71% of Apps Cannot Answer the Most Basic Customer Service Questions

Results from an Agent.ai study asking “Will your app work on the Samsung Galaxy S8?” to the Top 100 Google Play apps

The Mobile App Industry’s Customer Service Problem

Shep Hyken’s recent Forbes article, Are You Part Of The $62 Billion Loss Due To Poor Customer Service?, highlights some very unsettling statistics about today’s customer service landscape. In his article, he referenced a report from last year by New Voice Media, which found that businesses are losing $62 billion every year due to poor customer service.

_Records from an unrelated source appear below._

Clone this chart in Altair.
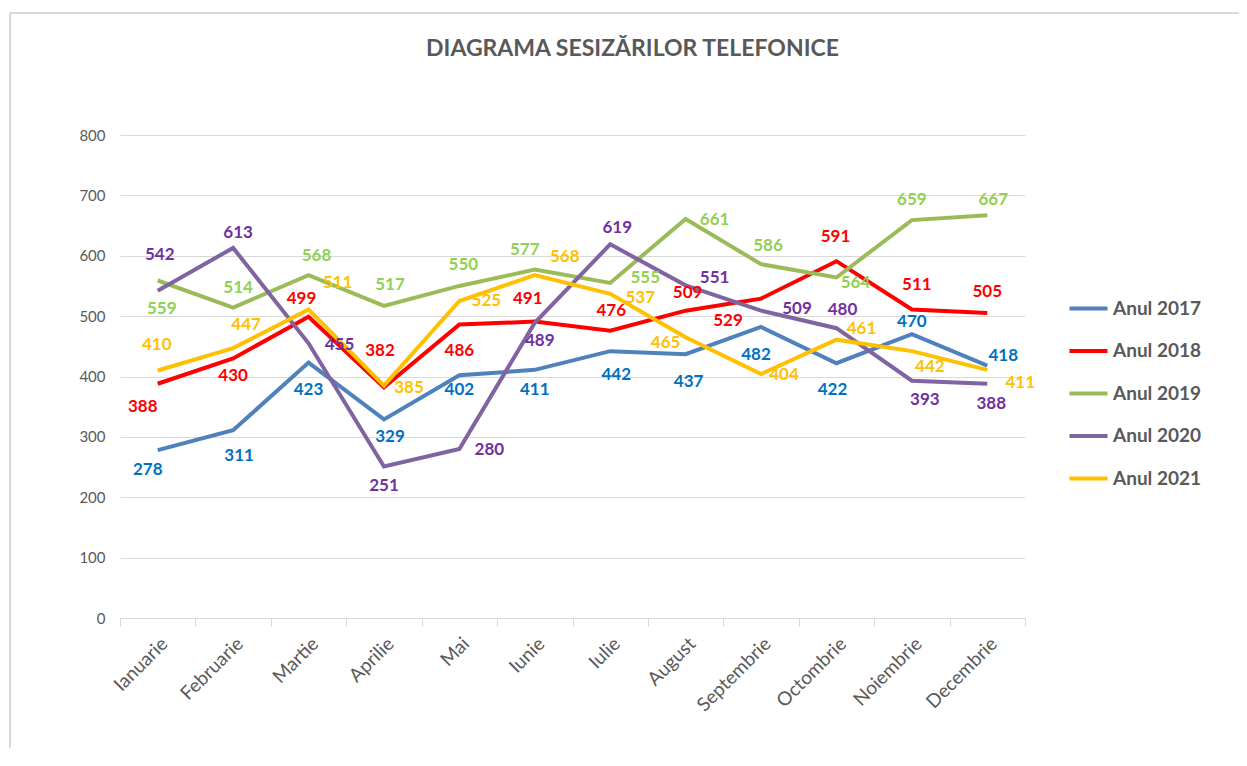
import altair as alt
import pandas as pd

months = ["Ianuarie", "Februarie", "Martie", "Aprilie", "Mai", "Iunie", "Iulie",
          "August", "Septembrie", "Octombrie", "Noiembrie", "Decembrie"]
series_names = ["Anul 2017", "Anul 2018", "Anul 2019", "Anul 2020", "Anul 2021"]
v2017 = [278, 311, 423, 329, 402, 411, 442, 437, 482, 422, 470, 418]
v2018 = [388, 430, 499, 382, 486, 491, 476, 509, 529, 591, 511, 505]
v2019 = [559, 514, 568, 517, 550, 577, 555, 661, 586, 564, 659, 667]
v2020 = [542, 613, 455, 251, 280, 489, 619, 551, 509, 480, 393, 388]
v2021 = [410, 447, 511, 385, 525, 568, 537, 465, 404, 461, 442, 411]
values = [v2017, v2018, v2019, v2020, v2021]

line_colors = ["#4F81BD", "#FF0000", "#9BBB59", "#8064A2", "#FFC000"]
label_colors = ["#0070C0", "#FF0000", "#92D050", "#7030A0", "#FFC000"]

# label placement (pixel offsets from the point), styling only
label_dx = [
    [-10, 6, 0, 6, 0, 0, 6, 3, -5, -4, 0, 16],
    [-15, 0, -7, -4, 0, -7, 1, 2, -33, -1, 5, 0],
    [4, 5, 8, 6, 4, -10, 35, 29, 7, 19, 0, 6],
    [2, 5, 31, 0, 30, 5, 7, 29, 36, 6, 13, 4],
    [-1, 13, 29, 25, 27, 30, 30, -20, 23, 25, 18, 33],
]
label_dy = [
    [20, 26, 27, 18, 15, 20, 24, 28, 28, 27, -12, -10],
    [23, 18, -18, -36, 26, -23, -20, -18, 22, -24, -24, -21],
    [28, -20, -19, -21, -21, -20, -5, 1, -18, 6, -20, -15],
    [-36, -15, 2, 20, 1, 18, -16, -7, -2, -18, 19, 20],
    [-25, -23, -26, 2, 0, -18, 4, 6, 1, -11, 16, 13],
]

W, H, YMAX = 905, 483, 800

rows = []
for s, name in enumerate(series_names):
    for i, m in enumerate(months):
        rows.append({"month": m, "series": name, "value": values[s][i],
                     "dx": label_dx[s][i], "dy": label_dy[s][i],
                     "lcolor": label_colors[s]})
df = pd.DataFrame(rows)

FONT = "Lato"
x_enc = alt.X("month:N", sort=months, title=None,
              scale=alt.Scale(type="band", paddingInner=0, paddingOuter=0),
              axis=alt.Axis(labelAngle=315, labelFontSize=19, labelColor="#595959",
                            labelFont=FONT, tickBand="extent", tickSize=8,
                            tickColor="#D9D9D9", domainColor="#D9D9D9",
                            labelPadding=8, grid=False))
y_enc = alt.Y("value:Q", title=None,
              scale=alt.Scale(domain=[0, YMAX]),
              axis=alt.Axis(values=list(range(0, 801, 100)), labelFontSize=15,
                            labelColor="#595959", labelFont=FONT, domain=False,
                            ticks=False, labelPadding=15, gridColor="#D9D9D9"))

lines = alt.Chart(df).mark_line(strokeWidth=4).encode(
    x=x_enc, y=y_enc,
    color=alt.Color("series:N", sort=series_names,
                    scale=alt.Scale(domain=series_names, range=line_colors),
                    legend=alt.Legend(title=None, orient="none", legendX=947,
                                      legendY=152, symbolType="stroke",
                                      symbolStrokeWidth=4, symbolSize=1450,
                                      labelFontSize=19, labelFont=FONT,
                                      labelFontWeight="bold", labelColor="#595959",
                                      rowPadding=10.5, labelOffset=3)),
)

labels = alt.Chart(df).transform_calculate(
    ly=f"datum.value - datum.dy * {YMAX} / {H}",
    ox=f"datum.dx + {W} / 24",
).mark_text(fontSize=17, fontWeight="bold", font=FONT).encode(
    x=alt.X("month:N", sort=months),
    y=alt.Y("ly:Q"),
    xOffset=alt.XOffset("ox:Q", scale=None),
    text="value:Q",
    color=alt.Color("lcolor:N", scale=None),
)

# light frame along the top and left edge of the chart box (decoration)
frame_top = alt.Chart().mark_rule(color="#D9D9D9", strokeWidth=2).encode(
    x=alt.value(-110), x2=alt.value(1130), y=alt.value(-122))
frame_left = alt.Chart().mark_rule(color="#D9D9D9", strokeWidth=2).encode(
    x=alt.value(-110), y=alt.value(-122), y2=alt.value(660))

chart = alt.layer(frame_top, frame_left, lines, labels).properties(
    width=W, height=H,
    title=alt.Title("DIAGRAMA SESIZĂRILOR TELEFONICE", fontSize=23, font=FONT,
                    fontWeight="bold", color="#595959", offset=-49, dx=60),
    autosize=alt.AutoSizeParams(type="none"),
    padding={"left": 112, "top": 127, "right": 214, "bottom": 130},
).configure_view(stroke=None)

chart.save("out.html", embed_options={"renderer": "svg", "actions": False})
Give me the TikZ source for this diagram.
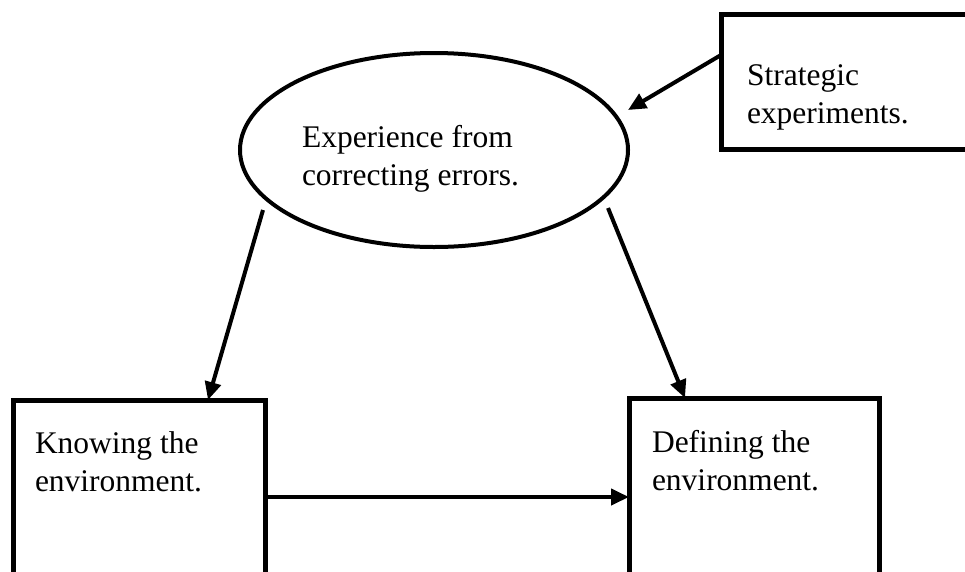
\documentclass[tikz,border=0pt]{standalone}
\usepackage{fontspec}
\setmainfont{Liberation Serif}
\usetikzlibrary{shapes.geometric,arrows.meta}
\begin{document}
\begin{tikzpicture}[x=1pt,y=-1pt,
  every node/.style={font=\fontsize{31.5}{38}\selectfont, outer sep=0pt},
  box/.style={draw, line width=5pt, rectangle, align=flush left, inner ysep=10pt, anchor=north west},
  link/.style={line width=4pt, -{Triangle[length=18pt,width=16pt]}},
]
\useasboundingbox (0,0) rectangle (965,571);
\clip (0,0) rectangle (965,571);

% central ellipse
\node[draw, ellipse, line width=4pt, minimum width=388pt, minimum height=194pt,
      inner sep=0pt, align=flush left, text width=264pt, text height=50pt, text depth=56pt]
  (ell) at (434,150) {Experience from\\correcting errors.};

% boxes (the lower two and the right one run past the page edge)
\node[box, inner xsep=26pt, text width=300pt, text height=61pt, text depth=54pt]
  (strat) at (721,14) {Strategic\\experiments.};
\node[box, inner xsep=22pt, text width=208pt, text height=43pt, text depth=157pt]
  (know) at (13,400) {Knowing the\\environment.};
\node[box, inner xsep=23pt, text width=204pt, text height=44pt, text depth=157pt]
  (def) at (629,398) {Defining the\\environment.};

% connectors
\draw[link] ([yshift=26.5pt]strat.west) -- ([yshift=40pt]ell.east);
\draw[link] ([shift={(-171pt,-60pt)}]ell.center) -- ([xshift=69pt]know.north);
\draw[link] ([shift={(174pt,-58pt)}]ell.center) -- ([xshift=-69pt]def.north);
\coordinate (k) at ([yshift=13pt]know.east);
\draw[link] (k) -- (k -| def.west);
\end{tikzpicture}
\end{document}
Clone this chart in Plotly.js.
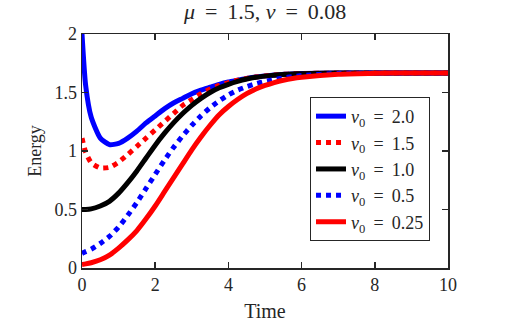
<!DOCTYPE html>
<html>
<head>
<meta charset="utf-8">
<script src="https://cdn.plot.ly/plotly-3.0.1.min.js"></script>
<style>
  body { margin: 0; background: #fff; }
  #energyGraph { width: 518px; height: 326px; }
</style>
</head>
<body>
<div id="energyGraph"></div>
<script>
// time samples shared by all curves
var times = [0, 0.1, 0.25, 0.5, 0.75, 1, 1.25, 1.5, 1.75, 2, 2.25, 2.5, 2.75, 3, 3.25, 3.5, 3.75, 4, 4.25, 4.5, 4.75, 5, 5.25, 5.5, 5.75, 6, 7, 8, 9, 10];

// energy, one array per initial velocity
var energyV20 = [2.0, 1.56, 1.29, 1.11, 1.055, 1.065, 1.11, 1.17, 1.24, 1.30, 1.36, 1.41, 1.45, 1.49, 1.52, 1.545, 1.57, 1.59, 1.605, 1.62, 1.632, 1.642, 1.65, 1.655, 1.659, 1.662, 1.666, 1.667, 1.667, 1.667];
var energyV15 = [1.11, 0.99, 0.90, 0.855, 0.86, 0.905, 0.97, 1.04, 1.11, 1.18, 1.25, 1.32, 1.39, 1.44, 1.49, 1.53, 1.56, 1.585, 1.605, 1.62, 1.632, 1.642, 1.65, 1.655, 1.659, 1.662, 1.666, 1.667, 1.667, 1.667];
var energyV10 = [0.50, 0.50, 0.505, 0.53, 0.57, 0.64, 0.73, 0.83, 0.94, 1.05, 1.15, 1.24, 1.32, 1.39, 1.45, 1.50, 1.54, 1.57, 1.595, 1.615, 1.63, 1.64, 1.648, 1.654, 1.658, 1.661, 1.666, 1.667, 1.667, 1.667];
var energyV05 = [0.125, 0.14, 0.16, 0.21, 0.27, 0.35, 0.45, 0.56, 0.68, 0.80, 0.92, 1.03, 1.13, 1.22, 1.30, 1.37, 1.43, 1.48, 1.52, 1.55, 1.575, 1.595, 1.61, 1.625, 1.635, 1.645, 1.662, 1.666, 1.667, 1.667];
var energyV025 = [0.03, 0.035, 0.045, 0.07, 0.11, 0.17, 0.24, 0.32, 0.42, 0.53, 0.65, 0.77, 0.89, 1.01, 1.12, 1.22, 1.31, 1.38, 1.44, 1.49, 1.53, 1.56, 1.585, 1.605, 1.62, 1.63, 1.655, 1.664, 1.667, 1.667];

var legendNames = ['2.0', '1.5', '1.0', '0.5', '0.25'];

const serif = 'Liberation Serif';
const eq = '\u2009 = \u2009';  // wider math-style spacing around "="

function makeTrace(y, name, color, dash) {
    return {
        x: times,
        y: y,
        mode: 'lines',
        type: 'scatter',
        name: '<i>v</i><sub>0</sub>' + eq + name,
        line: { color: color, width: 5, dash: dash, shape: 'spline', smoothing: 0.6 },
    };
}

const data = [
    makeTrace(energyV20, legendNames[0], '#0000ff', 'solid'),
    makeTrace(energyV15, legendNames[1], '#ff0000', 'dot'),
    makeTrace(energyV10, legendNames[2], '#000000', 'solid'),
    makeTrace(energyV05, legendNames[3], '#0000ff', 'dot'),
    makeTrace(energyV025, legendNames[4], '#ff0000', 'solid'),
];

const axisStyle = {
    showline: true,
    linecolor: '#262626',
    linewidth: 1.5,
    mirror: 'ticks',
    ticks: 'inside',
    ticklen: 6,
    tickwidth: 1.5,
    tickcolor: '#262626',
    showgrid: false,
    zeroline: false,
    tickfont: { family: serif, size: 18, color: '#262626' },
};

const layout = {
    width: 518,
    height: 326,
    margin: { l: 82, r: 70, t: 34, b: 58 },
    font: { family: serif, size: 18, color: '#262626' },
    paper_bgcolor: '#ffffff',
    plot_bgcolor: '#ffffff',
    showlegend: true,
    title: {
        text: '<i>μ</i>' + eq + '1.5, <i>ν</i>' + eq + '0.08',
        font: { family: serif, size: 22, color: '#262626' },
        x: 0.512, xanchor: 'center',
        y: 0.99, yanchor: 'top',
    },
    xaxis: Object.assign({}, axisStyle, {
        range: [0, 10],
        dtick: 2,
        title: { text: 'Time', font: { family: serif, size: 20, color: '#262626' }, standoff: 10 },
    }),
    yaxis: Object.assign({}, axisStyle, {
        range: [0, 2],
        dtick: 0.5,
        title: { text: 'Energy', font: { family: serif, size: 18, color: '#262626' }, standoff: 8 },
    }),
    legend: {
        x: 0.623, y: 0.731,
        xanchor: 'left', yanchor: 'top',
        bgcolor: '#ffffff',
        bordercolor: '#262626',
        borderwidth: 1,
        font: { family: serif, size: 18, color: '#262626' },
        itemwidth: 30,
        tracegroupgap: 0,
    },
};

Plotly.newPlot('energyGraph', data, layout, { displayModeBar: false, staticPlot: true });
</script>
</body>
</html>
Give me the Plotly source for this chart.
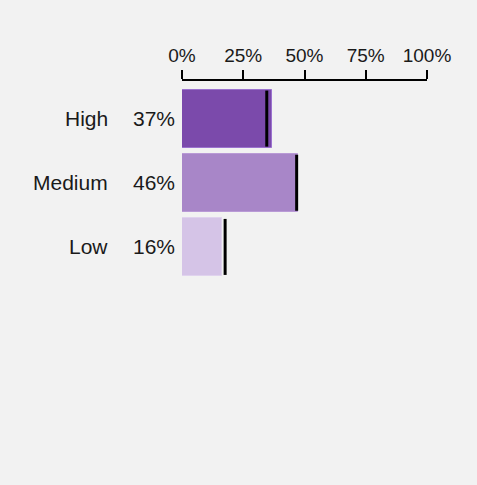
import plotly.graph_objects as go

# data
categories = ["High", "Medium", "Low"]
shares = [36.8, 47.2, 16.5]
share_labels = ["37%", "46%", "16%"]
targets = [34.6, 46.8, 17.6]
bar_colours = ["#7b4aab", "#a886c8", "#d5c4e7"]
edge_colours = ["#9b72cf", "#b99ad6", "#e0d3ee"]
tick_vals = [0, 25, 50, 75, 100]
tick_text = ["0%", "25%", "50%", "75%", "100%"]

font = dict(family="Liberation Sans, Arial, sans-serif", color="#1a1a1a")
bg = "#f2f2f2"

fig = go.Figure()

fig.add_trace(go.Bar(
    x=shares,
    y=categories,
    orientation="h",
    width=0.906,
    marker=dict(color=bar_colours, line=dict(color=edge_colours, width=1)),
    hoverinfo="skip",
    showlegend=False,
))

# black target ticks on each bar (line symbols are drawn 1.4x their size)
fig.add_trace(go.Scatter(
    x=targets,
    y=categories,
    mode="markers",
    marker=dict(symbol="line-ns", size=40,
                line=dict(color="black", width=3)),
    hoverinfo="skip",
    showlegend=False,
))

# category names and percentages to the left of the bars
for cat, lab in zip(categories, share_labels):
    fig.add_annotation(x=-0.294, y=cat, xref="paper", yref="y",
                       text=cat, showarrow=False, xanchor="right",
                       font=dict(size=21, **font))
    fig.add_annotation(x=-0.02, y=cat, xref="paper", yref="y",
                       text=lab, showarrow=False, xanchor="right",
                       font=dict(size=21, **font))

fig.update_xaxes(
    side="top",
    range=[0, 100],
    tickvals=tick_vals,
    ticktext=tick_text,
    ticks="outside",
    ticklen=9,
    tickwidth=2,
    tickcolor="black",
    showline=True,
    linewidth=2,
    linecolor="black",
    showgrid=False,
    zeroline=False,
    tickfont=dict(size=19, **font),
)
fig.update_yaxes(
    range=[2.5, -0.586],
    visible=False,
)

fig.update_layout(
    width=477,
    height=485,
    margin=dict(l=182, r=50, t=81, b=206),
    paper_bgcolor=bg,
    plot_bgcolor=bg,
    font=font,
    bargap=0,
)

fig.write_html(
    "out.html",
    config={"displayModeBar": False},
    post_script="document.body.style.margin='0';"
                "document.body.style.background='#f2f2f2';",
)
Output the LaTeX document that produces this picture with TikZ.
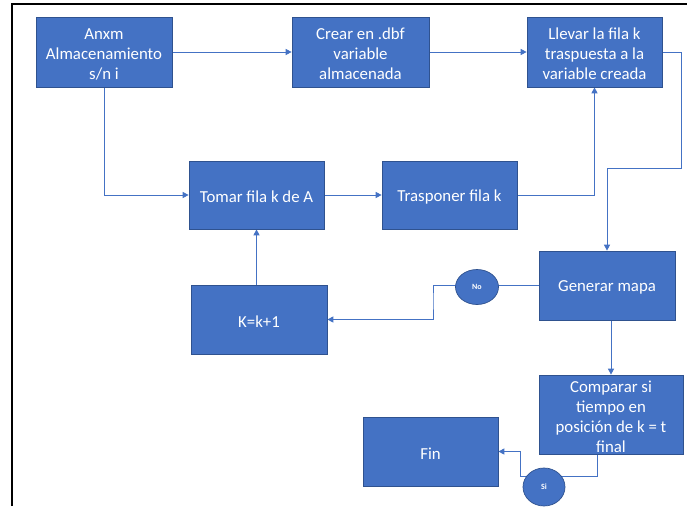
\documentclass[tikz,border=0pt]{standalone}
\usepackage{fontspec}
\setmainfont{Carlito}
\usetikzlibrary{arrows.meta,shapes.geometric}
\definecolor{boxblue}{HTML}{4472C4}
\definecolor{boxedge}{HTML}{2F528F}
\pgfdeclarelayer{background}
\pgfsetlayers{background,main}
\tikzset{
  stepbox/.style={rectangle, fill=boxblue, draw=boxedge, line width=0.7pt,
    text=white, align=center, inner sep=0pt,
    font=\fontsize{16.8}{20}\selectfont},
  answer/.style={ellipse, fill=boxblue, draw=boxedge, line width=0.7pt,
    text=white, inner sep=0pt, font=\fontsize{8}{9}\selectfont\bfseries},
  link/.style={draw=boxblue, line width=0.9pt},
  arr/.style={link, -{Triangle[length=6pt,width=6pt]}}
}
\begin{document}
\begin{tikzpicture}[x=1pt,y=-1pt]
\useasboundingbox (0,0) rectangle (687,506);

% process boxes (text lowered slightly inside each box)
\node[stepbox, minimum width=136pt, minimum height=70pt] (anxm) at (104,52) {};
\node[stepbox, minimum width=137pt, minimum height=70pt] (crear) at (360.5,52) {};
\node[stepbox, minimum width=135pt, minimum height=70pt] (llevar) at (594.5,52) {};
\node[stepbox, minimum width=135pt, minimum height=68pt] (tomar) at (256.5,195) {};
\node[stepbox, minimum width=135pt, minimum height=68pt] (trasp) at (449.5,195) {};
\node[stepbox, minimum width=136pt, minimum height=69pt] (kk) at (259,319.5) {};
\node[stepbox, minimum width=136pt, minimum height=69pt] (gen) at (607,285.5) {};
\node[stepbox, minimum width=144pt, minimum height=79pt] (comp) at (611,414.5) {};
\node[stepbox, minimum width=135pt, minimum height=69pt] (fin) at (430.5,451.5) {};

\tikzset{boxtext/.style={text=white, align=center, inner sep=0pt,
    font=\fontsize{16.8}{20}\selectfont, yshift=-2pt}}
\node[boxtext] (anxmtext) at (anxm) {Anxm\\Almacenamiento\\s/n i};
\node[boxtext] (creartext) at (crear) {Crear en .dbf\\variable\\almacenada};
\node[boxtext] (llevartext) at (llevar) {Llevar la fila k\\traspuesta a la\\variable creada};
\node[boxtext] (tomartext) at (tomar) {Tomar fila k de A};
\node[boxtext] (trasptext) at (trasp) {Trasponer fila k};
\node[boxtext] (kktext) at (kk) {K=k+1};
\node[boxtext] (gentext) at (gen) {Generar mapa};
\node[boxtext] (comptext) at (comp) {Comparar si\\tiempo en\\posición de k = t\\final};
\node[boxtext] (fintext) at (fin) {Fin};

% decision labels
\node[answer, minimum width=43pt, minimum height=35pt] (no) at (477,287) {No};
\node[answer, minimum width=42pt, minimum height=38pt] (si) at (544,487) {Si};

% bend points
\coordinate (rturn) at (681,168);
\coordinate (nobend) at (433,300);
\coordinate (sibend) at (520,476);

\begin{pgfonlayer}{background}
  \fill[white] (0,0) rectangle (687,506);
  % outer frame (runs off the right and bottom edges)
  \draw[black, line width=2pt] (12,506) -- (12,4) -- (687,4);
  \draw[arr] (anxm.east) -- (crear.west);
  \draw[arr] (crear.east) -- (llevar.west);
  \draw[arr] (anxm.south) |- (tomar.west);
  \draw[arr] (tomar.east) -- (trasp.west);
  \draw[arr] (trasp.east) -| (llevar.south);
  \draw[arr] (llevar.east) -| (rturn) -| (gen.north);
  \draw[arr] (comp.north |- gen.south) -- (comp.north);
  \draw[arr] (gen.west) -| (nobend) |- (kk.east);
  \draw[arr] (tomar.south |- kk.north) -- (tomar.south);
  \draw[arr] ([xshift=-14pt]comp.south) |- (sibend) |- (fin.east);
\end{pgfonlayer}
\end{tikzpicture}
\end{document}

To follow up on this report, we recently ran our own study on mobile app-based customer service practices; analyzing the response rate and resolutions provided by the Top 100 Google Play apps. Statistics from our research paint a very similar picture to the study above, and it’s easy to see that the top performing apps are neglecting customer service, and losing revenues and customers in the process.

Our Study:

We asked the Top 100 applications listed on the Google Play Store the following basic question:

“Will the current version of {insert name of the application} be compatible with the release of the Samsung Galaxy S8?”

Device-specific support questions are common FAQs that every app receives — and therefore should be easy to address. Further, device-specific questions are by default inquiries that come from users that are likely loyal and active, hinging the fate of a $700 device purchase decision based on the support of said app.

Statistics from our research:

  • 71% of the apps did not answer the question or provide a resolution.
  • Of the 29% that responded with a helpful response, the average response time was 25 hours.

While this was not necessarily a question that required an immediate response, it is surely a missed opportunity for app developers to keep a loyal user engaged — and one that likely has a considerable LTV. When popular apps have teams dedicated to reducing churn, improving retention, and user acquisition teams spending upwards of $10 to acquire new users, it is a major problem to have customer service either neglected or an afterthought.

What can be done?

All companies — regardless of size or resources — should be able to deliver customer service that’s responsive, personalized, and helpful. Here is a list of some ideas mobile teams can consider to improve their customer service:

· In-App Chat and Messaging

The ability to chat directly with users within the app, or via push notifications, provides a faster, more seamless user experience. Email-based ticketing is inefficient for apps. Messaging allows for asynchronous conversations between developers and their users — streamlining resolutions.

· Artificial Intelligence

New artificial intelligence-powered customer service software can give companies the ability to do more with their existing service teams, and introduce greater elasticity and efficiency to their company.

· Understand Customer State

New SDK tools allow for service agents who answer questions to understand the state of the user before they respond with an answer. Time is wasted in gathering basic data around what device the user is using and the app version they’re on. At Agent.ai, for instance, we let developers send any event they desire to the agent dashboard, allowing agents to have such answers on hand, immediately, without inconveniencing the user or wasting their time.

· Rewards

Have an app that has an in-app currency or customer offering? Agents can engage, retain, and appease customers by delivering custom rewards or coupons at the end of customer interactions. Make sure customers feel good after interacting with you and reward them for reaching out and spending their time in order to remain a customer with you.

· Weekly Voice of the Customer Meeting

If your team does not have a weekly meeting to discuss what your customers are saying, you’re missing a huge opportunity to improve your product — and work towards reducing common app issues.

Studies like those by New Voice Media help shed light on the often neglected importance of customer service. The mobile app industry should take note and rethink the importance of customer service to reduce churn, improve ratings, drive organic acquisition and increase revenues.